*Collected material:*
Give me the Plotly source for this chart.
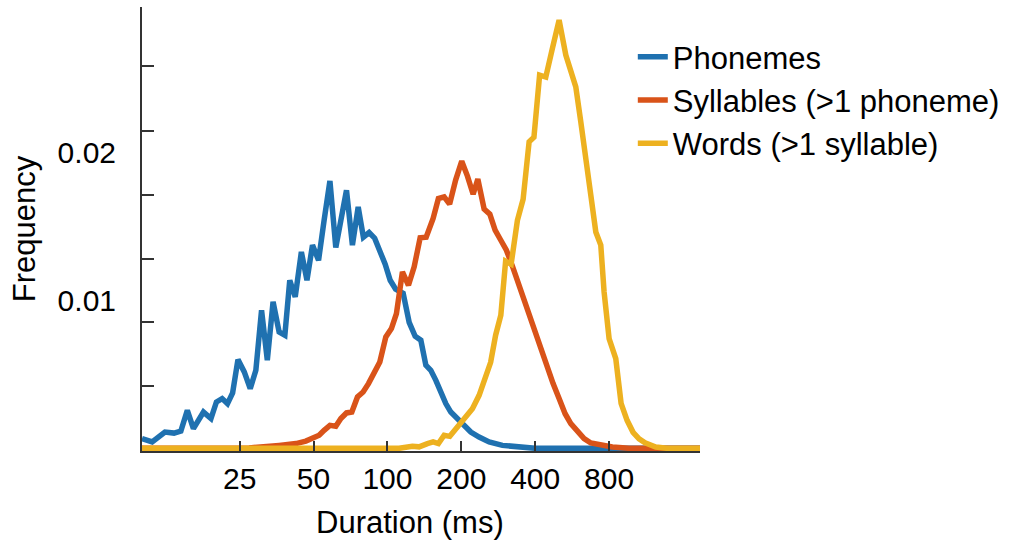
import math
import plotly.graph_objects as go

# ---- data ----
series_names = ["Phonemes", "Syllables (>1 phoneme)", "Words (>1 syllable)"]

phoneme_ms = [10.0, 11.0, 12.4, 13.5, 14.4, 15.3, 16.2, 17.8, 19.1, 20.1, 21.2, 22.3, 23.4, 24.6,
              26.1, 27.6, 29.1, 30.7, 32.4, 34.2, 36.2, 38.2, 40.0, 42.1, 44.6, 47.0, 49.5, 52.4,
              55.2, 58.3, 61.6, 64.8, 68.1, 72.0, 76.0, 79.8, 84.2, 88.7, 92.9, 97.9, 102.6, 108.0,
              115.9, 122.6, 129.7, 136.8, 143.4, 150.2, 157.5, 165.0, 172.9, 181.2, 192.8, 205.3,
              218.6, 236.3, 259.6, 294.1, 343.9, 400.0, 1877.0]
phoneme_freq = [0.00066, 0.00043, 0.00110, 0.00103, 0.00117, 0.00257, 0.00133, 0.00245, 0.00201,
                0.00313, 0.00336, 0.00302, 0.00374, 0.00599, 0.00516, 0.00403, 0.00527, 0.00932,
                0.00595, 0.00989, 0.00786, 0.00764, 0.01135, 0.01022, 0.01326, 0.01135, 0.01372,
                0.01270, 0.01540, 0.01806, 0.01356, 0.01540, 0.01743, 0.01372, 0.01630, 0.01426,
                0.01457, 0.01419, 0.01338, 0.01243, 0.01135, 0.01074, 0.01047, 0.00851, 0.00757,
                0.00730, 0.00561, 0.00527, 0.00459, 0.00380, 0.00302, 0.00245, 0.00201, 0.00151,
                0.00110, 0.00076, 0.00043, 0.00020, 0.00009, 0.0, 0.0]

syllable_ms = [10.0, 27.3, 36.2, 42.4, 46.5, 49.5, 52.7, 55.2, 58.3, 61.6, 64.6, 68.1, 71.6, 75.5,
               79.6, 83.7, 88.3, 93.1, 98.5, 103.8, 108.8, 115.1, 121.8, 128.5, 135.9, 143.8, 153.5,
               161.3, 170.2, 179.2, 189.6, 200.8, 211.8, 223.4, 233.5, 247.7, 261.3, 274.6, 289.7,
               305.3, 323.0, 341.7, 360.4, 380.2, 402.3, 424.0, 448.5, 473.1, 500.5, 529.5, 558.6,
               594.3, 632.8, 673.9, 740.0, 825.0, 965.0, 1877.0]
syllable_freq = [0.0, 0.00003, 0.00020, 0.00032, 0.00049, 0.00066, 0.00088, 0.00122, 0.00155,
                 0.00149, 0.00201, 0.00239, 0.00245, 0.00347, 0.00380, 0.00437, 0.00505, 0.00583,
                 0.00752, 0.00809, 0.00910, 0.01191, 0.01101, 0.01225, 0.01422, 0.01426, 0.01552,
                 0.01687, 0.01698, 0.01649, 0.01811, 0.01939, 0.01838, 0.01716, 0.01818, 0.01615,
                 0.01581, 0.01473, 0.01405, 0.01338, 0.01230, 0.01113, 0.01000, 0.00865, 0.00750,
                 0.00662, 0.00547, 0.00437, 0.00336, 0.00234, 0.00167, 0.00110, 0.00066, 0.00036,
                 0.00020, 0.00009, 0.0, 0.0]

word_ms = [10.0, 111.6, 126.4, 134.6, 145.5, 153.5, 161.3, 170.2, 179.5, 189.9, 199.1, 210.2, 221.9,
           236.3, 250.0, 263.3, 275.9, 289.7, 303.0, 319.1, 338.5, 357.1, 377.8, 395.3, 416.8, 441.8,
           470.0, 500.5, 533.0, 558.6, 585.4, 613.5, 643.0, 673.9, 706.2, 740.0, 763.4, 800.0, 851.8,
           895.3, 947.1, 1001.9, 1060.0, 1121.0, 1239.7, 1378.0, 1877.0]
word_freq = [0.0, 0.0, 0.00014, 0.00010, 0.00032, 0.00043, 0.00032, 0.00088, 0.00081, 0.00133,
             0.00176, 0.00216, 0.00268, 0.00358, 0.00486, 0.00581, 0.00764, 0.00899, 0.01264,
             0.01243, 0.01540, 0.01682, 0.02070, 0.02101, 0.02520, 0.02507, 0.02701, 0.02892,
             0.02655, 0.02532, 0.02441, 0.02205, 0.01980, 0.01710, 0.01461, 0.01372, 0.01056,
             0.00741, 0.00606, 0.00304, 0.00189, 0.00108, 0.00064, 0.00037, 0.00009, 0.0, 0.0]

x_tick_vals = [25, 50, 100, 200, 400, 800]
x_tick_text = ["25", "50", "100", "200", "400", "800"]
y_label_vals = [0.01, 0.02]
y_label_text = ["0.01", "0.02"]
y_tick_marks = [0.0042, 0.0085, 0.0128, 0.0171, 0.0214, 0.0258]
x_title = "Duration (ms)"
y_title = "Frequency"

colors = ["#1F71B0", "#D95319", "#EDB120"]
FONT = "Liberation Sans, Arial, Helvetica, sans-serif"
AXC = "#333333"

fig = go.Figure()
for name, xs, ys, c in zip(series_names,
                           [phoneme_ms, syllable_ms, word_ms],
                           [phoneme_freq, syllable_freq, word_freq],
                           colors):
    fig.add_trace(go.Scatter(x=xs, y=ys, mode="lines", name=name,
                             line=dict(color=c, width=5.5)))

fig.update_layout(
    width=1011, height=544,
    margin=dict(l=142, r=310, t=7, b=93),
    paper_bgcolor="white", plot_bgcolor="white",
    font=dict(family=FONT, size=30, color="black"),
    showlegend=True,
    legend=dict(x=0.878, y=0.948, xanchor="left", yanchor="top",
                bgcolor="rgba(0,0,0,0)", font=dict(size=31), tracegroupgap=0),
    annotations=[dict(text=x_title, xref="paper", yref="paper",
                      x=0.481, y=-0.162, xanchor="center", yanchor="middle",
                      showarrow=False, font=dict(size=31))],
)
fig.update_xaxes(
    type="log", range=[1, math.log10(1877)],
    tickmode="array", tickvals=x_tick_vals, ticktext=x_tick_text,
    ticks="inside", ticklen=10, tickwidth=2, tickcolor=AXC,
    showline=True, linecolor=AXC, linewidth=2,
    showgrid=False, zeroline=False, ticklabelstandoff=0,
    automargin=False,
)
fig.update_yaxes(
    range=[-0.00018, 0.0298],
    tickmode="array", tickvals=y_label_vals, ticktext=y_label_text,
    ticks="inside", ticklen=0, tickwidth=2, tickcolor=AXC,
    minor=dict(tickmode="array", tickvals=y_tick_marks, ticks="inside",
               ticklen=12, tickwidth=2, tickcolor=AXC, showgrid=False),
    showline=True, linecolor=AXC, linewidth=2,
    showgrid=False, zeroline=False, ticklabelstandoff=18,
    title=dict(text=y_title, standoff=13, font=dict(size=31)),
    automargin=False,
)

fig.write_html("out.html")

*Goal of the exercise:* Repeat the material above verbatim, with no pictures in the output.

*Response to the exercise:*
Give me the Plotly source for this chart.
import math
import plotly.graph_objects as go

# ---- data ----
series_names = ["Phonemes", "Syllables (>1 phoneme)", "Words (>1 syllable)"]

phoneme_ms = [10.0, 11.0, 12.4, 13.5, 14.4, 15.3, 16.2, 17.8, 19.1, 20.1, 21.2, 22.3, 23.4, 24.6,
              26.1, 27.6, 29.1, 30.7, 32.4, 34.2, 36.2, 38.2, 40.0, 42.1, 44.6, 47.0, 49.5, 52.4,
              55.2, 58.3, 61.6, 64.8, 68.1, 72.0, 76.0, 79.8, 84.2, 88.7, 92.9, 97.9, 102.6, 108.0,
              115.9, 122.6, 129.7, 136.8, 143.4, 150.2, 157.5, 165.0, 172.9, 181.2, 192.8, 205.3,
              218.6, 236.3, 259.6, 294.1, 343.9, 400.0, 1877.0]
phoneme_freq = [0.00066, 0.00043, 0.00110, 0.00103, 0.00117, 0.00257, 0.00133, 0.00245, 0.00201,
                0.00313, 0.00336, 0.00302, 0.00374, 0.00599, 0.00516, 0.00403, 0.00527, 0.00932,
                0.00595, 0.00989, 0.00786, 0.00764, 0.01135, 0.01022, 0.01326, 0.01135, 0.01372,
                0.01270, 0.01540, 0.01806, 0.01356, 0.01540, 0.01743, 0.01372, 0.01630, 0.01426,
                0.01457, 0.01419, 0.01338, 0.01243, 0.01135, 0.01074, 0.01047, 0.00851, 0.00757,
                0.00730, 0.00561, 0.00527, 0.00459, 0.00380, 0.00302, 0.00245, 0.00201, 0.00151,
                0.00110, 0.00076, 0.00043, 0.00020, 0.00009, 0.0, 0.0]

syllable_ms = [10.0, 27.3, 36.2, 42.4, 46.5, 49.5, 52.7, 55.2, 58.3, 61.6, 64.6, 68.1, 71.6, 75.5,
               79.6, 83.7, 88.3, 93.1, 98.5, 103.8, 108.8, 115.1, 121.8, 128.5, 135.9, 143.8, 153.5,
               161.3, 170.2, 179.2, 189.6, 200.8, 211.8, 223.4, 233.5, 247.7, 261.3, 274.6, 289.7,
               305.3, 323.0, 341.7, 360.4, 380.2, 402.3, 424.0, 448.5, 473.1, 500.5, 529.5, 558.6,
               594.3, 632.8, 673.9, 740.0, 825.0, 965.0, 1877.0]
syllable_freq = [0.0, 0.00003, 0.00020, 0.00032, 0.00049, 0.00066, 0.00088, 0.00122, 0.00155,
                 0.00149, 0.00201, 0.00239, 0.00245, 0.00347, 0.00380, 0.00437, 0.00505, 0.00583,
                 0.00752, 0.00809, 0.00910, 0.01191, 0.01101, 0.01225, 0.01422, 0.01426, 0.01552,
                 0.01687, 0.01698, 0.01649, 0.01811, 0.01939, 0.01838, 0.01716, 0.01818, 0.01615,
                 0.01581, 0.01473, 0.01405, 0.01338, 0.01230, 0.01113, 0.01000, 0.00865, 0.00750,
                 0.00662, 0.00547, 0.00437, 0.00336, 0.00234, 0.00167, 0.00110, 0.00066, 0.00036,
                 0.00020, 0.00009, 0.0, 0.0]

word_ms = [10.0, 111.6, 126.4, 134.6, 145.5, 153.5, 161.3, 170.2, 179.5, 189.9, 199.1, 210.2, 221.9,
           236.3, 250.0, 263.3, 275.9, 289.7, 303.0, 319.1, 338.5, 357.1, 377.8, 395.3, 416.8, 441.8,
           470.0, 500.5, 533.0, 558.6, 585.4, 613.5, 643.0, 673.9, 706.2, 740.0, 763.4, 800.0, 851.8,
           895.3, 947.1, 1001.9, 1060.0, 1121.0, 1239.7, 1378.0, 1877.0]
word_freq = [0.0, 0.0, 0.00014, 0.00010, 0.00032, 0.00043, 0.00032, 0.00088, 0.00081, 0.00133,
             0.00176, 0.00216, 0.00268, 0.00358, 0.00486, 0.00581, 0.00764, 0.00899, 0.01264,
             0.01243, 0.01540, 0.01682, 0.02070, 0.02101, 0.02520, 0.02507, 0.02701, 0.02892,
             0.02655, 0.02532, 0.02441, 0.02205, 0.01980, 0.01710, 0.01461, 0.01372, 0.01056,
             0.00741, 0.00606, 0.00304, 0.00189, 0.00108, 0.00064, 0.00037, 0.00009, 0.0, 0.0]

x_tick_vals = [25, 50, 100, 200, 400, 800]
x_tick_text = ["25", "50", "100", "200", "400", "800"]
y_label_vals = [0.01, 0.02]
y_label_text = ["0.01", "0.02"]
y_tick_marks = [0.0042, 0.0085, 0.0128, 0.0171, 0.0214, 0.0258]
x_title = "Duration (ms)"
y_title = "Frequency"

colors = ["#1F71B0", "#D95319", "#EDB120"]
FONT = "Liberation Sans, Arial, Helvetica, sans-serif"
AXC = "#333333"

fig = go.Figure()
for name, xs, ys, c in zip(series_names,
                           [phoneme_ms, syllable_ms, word_ms],
                           [phoneme_freq, syllable_freq, word_freq],
                           colors):
    fig.add_trace(go.Scatter(x=xs, y=ys, mode="lines", name=name,
                             line=dict(color=c, width=5.5)))

fig.update_layout(
    width=1011, height=544,
    margin=dict(l=142, r=310, t=7, b=93),
    paper_bgcolor="white", plot_bgcolor="white",
    font=dict(family=FONT, size=30, color="black"),
    showlegend=True,
    legend=dict(x=0.878, y=0.948, xanchor="left", yanchor="top",
                bgcolor="rgba(0,0,0,0)", font=dict(size=31), tracegroupgap=0),
    annotations=[dict(text=x_title, xref="paper", yref="paper",
                      x=0.481, y=-0.162, xanchor="center", yanchor="middle",
                      showarrow=False, font=dict(size=31))],
)
fig.update_xaxes(
    type="log", range=[1, math.log10(1877)],
    tickmode="array", tickvals=x_tick_vals, ticktext=x_tick_text,
    ticks="inside", ticklen=10, tickwidth=2, tickcolor=AXC,
    showline=True, linecolor=AXC, linewidth=2,
    showgrid=False, zeroline=False, ticklabelstandoff=0,
    automargin=False,
)
fig.update_yaxes(
    range=[-0.00018, 0.0298],
    tickmode="array", tickvals=y_label_vals, ticktext=y_label_text,
    ticks="inside", ticklen=0, tickwidth=2, tickcolor=AXC,
    minor=dict(tickmode="array", tickvals=y_tick_marks, ticks="inside",
               ticklen=12, tickwidth=2, tickcolor=AXC, showgrid=False),
    showline=True, linecolor=AXC, linewidth=2,
    showgrid=False, zeroline=False, ticklabelstandoff=18,
    title=dict(text=y_title, standoff=13, font=dict(size=31)),
    automargin=False,
)

fig.write_html("out.html")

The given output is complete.